As the afternoon went on, the basement grew crowded with friends old and new.

kids table turkeypalooza thanksgiving

We had so much food, as I had hoped: mashed and sweet potatoes, green bean casserole, baked ham, homemade crescent rolls. We had cupcakes and cookies and four kinds of pie. Before the meal, we gathered to sing “Give Thanks,” as is tradition. I looked around at this group of people, all of us transplants from far-flung places, all of us finding a home here in some way, with each other. Then I led the prayer and borrowed a line from Amy: we are so grateful for all that we have been given.

This was the 11th annual Turkeypalooza, our name for the potluck, everyone-is-welcome feast that means Thanksgiving to our church community. This was my eighth Turkeypalooza, and I am deeply grateful: for its existence, for the slightly wacky name, for the hard and loving work that went into every bit of it, for every face around the table that day.

turkeypalooza foam turkey

I am grateful for all the details: for the kids filling glasses with ice cubes before the meal; for Sierra’s meticulously labeled cherry-pie cookies; for the foam turkey Eaoin made at school and brought to share with us.
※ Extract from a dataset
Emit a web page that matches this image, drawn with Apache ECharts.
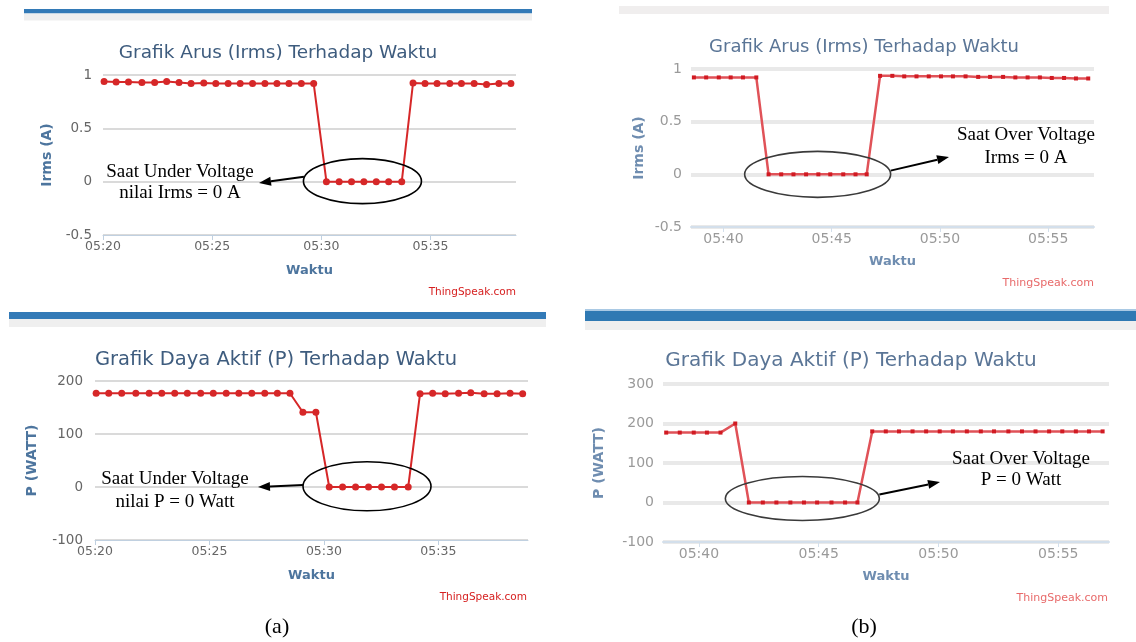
<!DOCTYPE html>
<html style="width: 100%; height: 100%">
<head>
    <meta charset="utf-8">
    <script src="https://cdn.jsdelivr.net/npm/echarts@6/dist/echarts.min.js"></script>
</head>
<body style="width: 100%; height: 100%; margin: 0; background: #fff">
<div id="container" style="width: 1136px; height: 642px"></div>

<script type="text/javascript">
    // (a) under voltage - waktu sampel ThingSpeak
    var timesA = ['05:20:03', '05:20:36', '05:21:10', '05:21:47', '05:22:22', '05:22:55', '05:23:29', '05:24:02',
        '05:24:37', '05:25:10', '05:25:44', '05:26:17', '05:26:51', '05:27:25', '05:27:58', '05:28:31',
        '05:29:05', '05:29:39', '05:30:14', '05:30:49', '05:31:23', '05:31:57', '05:32:31', '05:33:05',
        '05:33:41', '05:34:12', '05:34:45', '05:35:18', '05:35:53', '05:36:25', '05:37:00', '05:37:34',
        '05:38:08', '05:38:41'];
    var irmsA = [0.94, 0.935, 0.935, 0.93, 0.93, 0.94, 0.93, 0.92, 0.925, 0.92, 0.92, 0.92, 0.92, 0.92, 0.92, 0.92,
        0.92, 0.92, 0, 0, 0, 0, 0, 0, 0, 0.925, 0.92, 0.92, 0.92, 0.92, 0.92, 0.91, 0.92, 0.92];
    var dayaA = [177, 177, 177, 177, 177, 177, 177, 177, 177, 177, 177, 177, 177, 177, 177, 177,
        141, 141, 0, 0, 0, 0, 0, 0, 0, 176, 177, 176, 177, 178, 176, 176, 177, 176];

    // (b) over voltage
    var timesB = ['05:38:38', '05:39:12', '05:39:47', '05:40:20', '05:40:54', '05:41:31',
        '05:42:05', '05:42:40', '05:43:14', '05:43:49', '05:44:23', '05:44:56', '05:45:32', '05:46:06', '05:46:37',
        '05:47:14', '05:47:48', '05:48:21', '05:48:55', '05:49:29', '05:50:03', '05:50:36', '05:51:11', '05:51:46',
        '05:52:19', '05:52:55', '05:53:29', '05:54:03', '05:54:37', '05:55:10', '05:55:44', '05:56:17', '05:56:51'];
    var irmsB = [0.92, 0.92, 0.92, 0.92, 0.92, 0.92,
        0, 0, 0, 0, 0, 0, 0, 0, 0,
        0.935, 0.935, 0.93, 0.93, 0.93, 0.93, 0.93, 0.93, 0.925, 0.925, 0.925, 0.92, 0.92, 0.92, 0.915, 0.915, 0.91, 0.91];
    var dayaB = [177, 177, 177, 177, 177, 200,
        0, 0, 0, 0, 0, 0, 0, 0, 0,
        180, 180, 180, 180, 180, 180, 180, 180, 180, 180, 180, 180, 180, 180, 180, 180, 180, 180];

    var ticksA = ['05:20', '05:25', '05:30', '05:35'];
    var ticksB = ['05:40', '05:45', '05:50', '05:55'];
    var rangeA = ['05:20:00', '05:38:55'];
    var rangeB = ['05:38:30', '05:57:07'];
    var yIrms = [-0.5, 0, 0.5, 1];
    var yDayaA = [-100, 0, 100, 200];
    var yDayaB = [-100, 0, 100, 200, 300];

    function toSec(t) {
        var p = t.split(':');
        return (+p[0]) * 3600 + (+p[1]) * 60 + (p[2] ? +p[2] : 0);
    }
    function fmt(s) {
        var h = Math.floor(s / 3600), m = Math.floor((s % 3600) / 60);
        return (h < 10 ? '0' : '') + h + ':' + (m < 10 ? '0' : '') + m;
    }
    function pairs(times, vals) {
        return times.map(function (t, i) { return [toSec(t), vals[i]]; });
    }

    var dom = document.getElementById("container");
    var myChart = echarts.init(dom, null, {renderer: 'canvas'});

    var sans = 'DejaVu Sans';
    var serif = 'Liberation Serif';

    function xAxisFor(gi, range, ticks, faded) {
        var tv = ticks.map(toSec);
        return {
            type: 'value', gridIndex: gi,
            min: toSec(range[0]), max: toSec(range[1]),
            name: 'Waktu', nameLocation: 'middle', nameGap: faded ? 28 : 29,
            nameTextStyle: {color: faded ? '#6f8db0' : '#4d759e', fontWeight: 'bold', fontSize: 13, fontFamily: sans},
            axisLine: {show: true, onZero: false, lineStyle: {color: faded ? '#d3dfeb' : '#c0d0e0', width: faded ? 2 : 1}},
            axisTick: {show: true, length: 5, customValues: tv, lineStyle: {color: faded ? '#d3dfeb' : '#c0d0e0'}},
            axisLabel: {
                customValues: tv, margin: 5, fontSize: faded ? 14 : 12.5, fontFamily: sans,
                color: faded ? '#9a9a9a' : '#666', formatter: fmt
            },
            splitLine: {show: false}
        };
    }
    function yAxisFor(gi, ticks, name, gap, margin, faded) {
        return {
            type: 'value', gridIndex: gi,
            min: ticks[0], max: ticks[ticks.length - 1], interval: ticks[1] - ticks[0],
            name: name, nameLocation: 'middle', nameGap: gap,
            nameTextStyle: {color: faded ? '#6f8db0' : '#4d759e', fontWeight: 'bold', fontSize: 14, fontFamily: sans},
            axisLine: {show: false}, axisTick: {show: false},
            axisLabel: {margin: margin, fontSize: faded ? 14 : 13.5, fontFamily: sans, color: faded ? '#9a9a9a' : '#666'},
            splitLine: {show: true, lineStyle: {color: faded ? '#e9e9e9' : '#dadada', width: faded ? 4 : 2}}
        };
    }
    function lineSeries(gi, data, faded) {
        return {
            type: 'line', xAxisIndex: gi, yAxisIndex: gi, data: data,
            symbol: faded ? 'rect' : 'circle', symbolSize: faded ? 4 : 7, showAllSymbol: true,
            lineStyle: {color: faded ? '#e05258' : '#d62728', width: faded ? 2.5 : 2},
            itemStyle: {color: faded ? '#d11a22' : '#d62728'},
            animation: false
        };
    }

    option = {
        backgroundColor: '#ffffff',
        animation: false,
        title: [
            {text: 'Grafik Arus (Irms) Terhadap Waktu', left: 273, top: 39, textAlign: 'center',
                textStyle: {fontSize: 18.5, fontWeight: 'normal', color: '#3e5c7e', fontFamily: sans}},
            {text: 'Grafik Arus (Irms) Terhadap Waktu', left: 859, top: 33, textAlign: 'center',
                textStyle: {fontSize: 18, fontWeight: 'normal', color: '#5a7596', fontFamily: sans}},
            {text: 'Grafik Daya Aktif (P) Terhadap Waktu', left: 271, top: 345, textAlign: 'center',
                textStyle: {fontSize: 19.5, fontWeight: 'normal', color: '#3e5c7e', fontFamily: sans}},
            {text: 'Grafik Daya Aktif (P) Terhadap Waktu', left: 846, top: 346, textAlign: 'center',
                textStyle: {fontSize: 20, fontWeight: 'normal', color: '#5a7596', fontFamily: sans}}
        ],
        grid: [
            {left: 103, right: 620, top: 75, bottom: 407, containLabel: false, outerBoundsMode: 'none'},
            {left: 691, right: 42, top: 69, bottom: 415, containLabel: false, outerBoundsMode: 'none'},
            {left: 95, right: 608, top: 381, bottom: 102, containLabel: false, outerBoundsMode: 'none'},
            {left: 663, right: 27, top: 384, bottom: 100, containLabel: false, outerBoundsMode: 'none'}
        ],
        xAxis: [
            xAxisFor(0, rangeA, ticksA, false),
            xAxisFor(1, rangeB, ticksB, true),
            xAxisFor(2, rangeA, ticksA, false),
            xAxisFor(3, rangeB, ticksB, true)
        ],
        yAxis: [
            yAxisFor(0, yIrms, 'Irms (A)', 49, 11, false),
            yAxisFor(1, yIrms, 'Irms (A)', 45, 9, true),
            yAxisFor(2, yDayaA, 'P (WATT)', 56, 12, false),
            yAxisFor(3, yDayaB, 'P (WATT)', 57, 9, true)
        ],
        series: [
            lineSeries(0, pairs(timesA, irmsA), false),
            lineSeries(1, pairs(timesB, irmsB), true),
            lineSeries(2, pairs(timesA, dayaA), false),
            lineSeries(3, pairs(timesB, dayaB), true)
        ]
    };
    myChart.setOption(option);

    // bingkai panel ThingSpeak
    var g = [
        {type: 'rect', shape: {x: 24, y: 9, width: 508, height: 4.5}, style: {fill: '#337ab7'}},
        {type: 'rect', shape: {x: 24, y: 13.5, width: 508, height: 7}, style: {fill: '#efefef'}},
        {type: 'rect', shape: {x: 619, y: 6, width: 490, height: 8}, style: {fill: '#f0eeee'}},
        {type: 'rect', shape: {x: 9, y: 312, width: 537, height: 7}, style: {fill: '#337ab7'}},
        {type: 'rect', shape: {x: 9, y: 319, width: 537, height: 8}, style: {fill: '#efefef'}},
        {type: 'rect', shape: {x: 585, y: 309, width: 551, height: 2}, style: {fill: '#a9c9e4'}},
        {type: 'rect', shape: {x: 585, y: 311, width: 551, height: 10}, style: {fill: '#2f79b3'}},
        {type: 'rect', shape: {x: 585, y: 321, width: 551, height: 9}, style: {fill: '#efefef'}}
    ];
    function txt(x, y, s, font, color, align) {
        var st = {x: x, y: y, text: s, fill: color, font: font, textAlign: align || 'center', textVerticalAlign: 'middle'};
        return {type: 'text', style: st, z: 100};
    }
    g.push(txt(516, 292, 'ThingSpeak.com', '10.5px ' + sans, '#d62020', 'right'));
    g.push(txt(1094, 283, 'ThingSpeak.com', '11px ' + sans, '#e86a6a', 'right'));
    g.push(txt(527, 597, 'ThingSpeak.com', '10.5px ' + sans, '#d62020', 'right'));
    g.push(txt(1108, 598, 'ThingSpeak.com', '11px ' + sans, '#e86a6a', 'right'));
    g.push(txt(277, 627, '(a)', '22px ' + serif, '#000'));
    g.push(txt(864, 627, '(b)', '22px ' + serif, '#000'));

    var notes = [
        {l1: 'Saat Under Voltage', l2: 'nilai Irms = 0 A', x: 180, y1: 172, y2: 193},
        {l1: 'Saat Over Voltage', l2: 'Irms = 0 A', x: 1026, y1: 135, y2: 158},
        {l1: 'Saat Under Voltage', l2: 'nilai P = 0 Watt', x: 175, y1: 479, y2: 502},
        {l1: 'Saat Over Voltage', l2: 'P = 0 Watt', x: 1021, y1: 459, y2: 480}
    ];
    notes.forEach(function (n) {
        g.push(txt(n.x, n.y1, n.l1, '19px ' + serif, '#000'));
        g.push(txt(n.x, n.y2, n.l2, '19px ' + serif, '#000'));
    });

    // elips di sekitar nilai nol + panah ke keterangan
    var rings = [
        {grid: 0, at: '05:31:53', dy: -0.5, rx: 59, ry: 22.5, start: [-58.5, -4.5], tip: [259, 183], color: '#000'},
        {grid: 1, at: '05:44:21', dy: 0, rx: 73, ry: 23, start: [73, -3.7], tip: [949, 157], color: '#3a3a3a'},
        {grid: 2, at: '05:31:53', dy: -0.7, rx: 64, ry: 24.5, start: [-64, -1.3], tip: [258, 487], color: '#000'},
        {grid: 3, at: '05:44:19', dy: -4, rx: 77, ry: 22, start: [77, -4], tip: [940, 482], color: '#3a3a3a'}
    ];
    rings.forEach(function (r) {
        var c = myChart.convertToPixel({gridIndex: r.grid}, [toSec(r.at), 0]);
        var cx = c[0], cy = c[1] + r.dy;
        g.push({type: 'ellipse', shape: {cx: cx, cy: cy, rx: r.rx, ry: r.ry},
            style: {fill: 'none', stroke: r.color, lineWidth: 1.6}, z: 90});
        var x1 = cx + r.start[0], y1 = cy + r.start[1], x2 = r.tip[0], y2 = r.tip[1];
        var a = Math.atan2(y2 - y1, x2 - x1), head = 12, w = 9;
        var bx = x2 - head * Math.cos(a), by = y2 - head * Math.sin(a);
        var px = -Math.sin(a) * w / 2, py = Math.cos(a) * w / 2;
        g.push({type: 'line', shape: {x1: x1, y1: y1, x2: bx, y2: by},
            style: {stroke: '#000', lineWidth: 2}, z: 90});
        g.push({type: 'polygon', shape: {points: [[x2, y2], [bx + px, by + py], [bx - px, by - py]]},
            style: {fill: '#000'}, z: 90});
    });

    myChart.setOption({graphic: g});
</script>
</body>
</html>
I’m grateful for Charles making multiple trips back and forth to coax a recalcitrant turkey into doneness, for Nik running to CVS for coffee creamer, for little Adam running around telling everyone, “I’m going to be five tomorrow!”
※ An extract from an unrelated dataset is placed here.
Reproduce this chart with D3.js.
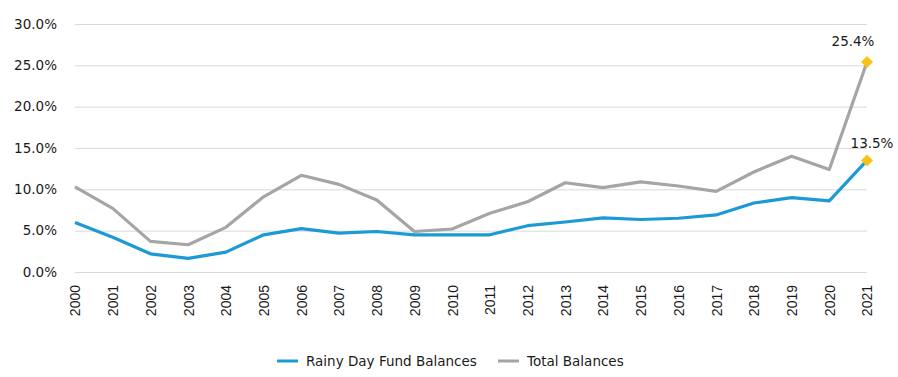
<!DOCTYPE html>
<html>
<head>
<meta charset="utf-8">
<script src="https://cdn.jsdelivr.net/npm/d3@7"></script>
<style>
  body { margin: 0; background: #fff; }
  svg text { fill: #1a1a1a; }
</style>
</head>
<body>
<div id="chart"></div>
<script>
const years = [2000, 2001, 2002, 2003, 2004, 2005, 2006, 2007, 2008, 2009, 2010,
               2011, 2012, 2013, 2014, 2015, 2016, 2017, 2018, 2019, 2020, 2021];
const rainyDay = [6.0, 4.2, 2.2, 1.65, 2.4, 4.5, 5.25, 4.7, 4.9, 4.5, 4.5,
                  4.5, 5.6, 6.05, 6.55, 6.35, 6.5, 6.9, 8.35, 9.0, 8.6, 13.5];
const totalBal = [10.3, 7.7, 3.7, 3.3, 5.4, 9.1, 11.7, 10.6, 8.7, 4.9, 5.2,
                  7.1, 8.5, 10.8, 10.2, 10.9, 10.4, 9.75, 12.1, 14.0, 12.4, 25.4];
const yTicks = [0, 5, 10, 15, 20, 25, 30];
const seriesNames = ["Rainy Day Fund Balances", "Total Balances"];

const width = 898, height = 377;
const margin = { top: 24, right: 31, bottom: 105, left: 75 };
const innerW = width - margin.left - margin.right,
      innerH = height - margin.top - margin.bottom;

const colors = ["#1c9ad6", "#a5a5a5"];
const textFont = "'DejaVu Sans', sans-serif";

const svg = d3.select("#chart").append("svg")
    .attr("width", width)
    .attr("height", height);

const g = svg.append("g")
    .attr("transform", "translate(" + margin.left + "," + margin.top + ")");

const x = d3.scalePoint()
    .domain(years)
    .range([0, innerW]);

const y = d3.scaleLinear()
    .domain([0, 30])
    .range([innerH, 0]);

// gridlines + y labels
const yAxis = g.append("g")
    .call(d3.axisLeft(y).tickValues(yTicks).tickSize(-innerW).tickPadding(18)
        .tickFormat(d => d.toFixed(1) + "%"));
yAxis.select(".domain").remove();
yAxis.selectAll("line").attr("stroke", "#d9d9d9").attr("stroke-width", 1);
yAxis.selectAll("text")
    .style("font-family", textFont)
    .style("font-size", "13.5px")
    .attr("fill", "#1a1a1a");

// x labels
const xAxis = g.append("g")
    .attr("transform", "translate(0," + innerH + ")")
    .call(d3.axisBottom(x).tickSize(0));
xAxis.select(".domain").remove();
xAxis.selectAll("text")
    .attr("transform", "rotate(-90)")
    .attr("x", -13)
    .attr("y", 0)
    .attr("dy", "0.35em")
    .style("text-anchor", "end")
    .style("font-family", "'Liberation Sans', Arial, sans-serif")
    .style("font-size", "14px")
    .attr("fill", "#1a1a1a");

const line = d3.line()
    .x((d, i) => x(years[i]))
    .y(d => y(d));

[rainyDay, totalBal].forEach((s, k) => {
  g.append("path")
      .datum(s)
      .attr("fill", "none")
      .attr("stroke", colors[k])
      .attr("stroke-width", 3.2)
      .attr("stroke-linejoin", "round")
      .attr("d", line);
});

// end markers
const last = years.length - 1;
[[totalBal, -16, -14], [rainyDay, -12, 5]].forEach(([s, dy, dx]) => {
  const px = x(years[last]), py = y(s[last]);
  g.append("path")
      .attr("d", d3.symbol().type(d3.symbolSquare).size(72))
      .attr("transform", "translate(" + px + "," + py + ") rotate(45)")
      .attr("fill", "#f7c316");
  g.append("text")
      .attr("x", px + dx)
      .attr("y", py + dy)
      .attr("text-anchor", "middle")
      .style("font-family", textFont)
      .style("font-size", "13.5px")
      .text(s[last].toFixed(1) + "%");
});

// legend
const legend = svg.append("g").attr("transform", "translate(277,361)");
const legendX = [0, 221];
seriesNames.forEach((name, k) => {
  const lg = legend.append("g").attr("transform", "translate(" + legendX[k] + ",0)");
  lg.append("line")
      .attr("x1", 0).attr("x2", 21)
      .attr("stroke", colors[k]).attr("stroke-width", 3);
  lg.append("text")
      .attr("x", 29).attr("dy", "0.35em")
      .style("font-family", textFont)
      .style("font-size", "13.5px")
      .text(name);
});
</script>
</body>
</html>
For the caught moments standing in the kitchen, chatting with whoever happened to be in there. For Matt, quietly scraping plates and expertly loading the dishwasher. For the babies, Colette and Abraham, who happily submitted to being passed around all afternoon. For bear hugs from a dozen or more people, for the voices raised in song and then in laughter. For the sunshine slanting through the windows, and for the many willing hands that helped cook and then clean up.

I’m still humming Nordeman’s song this week, and realizing its truth again: the blessings we have may not be what we expect, but they often outshine our wildest dreams. I could never have dreamed up Turkeypalooza if I’d tried. But it surprises and delights me every year.

If you celebrated, I hope you had a wonderful Thanksgiving.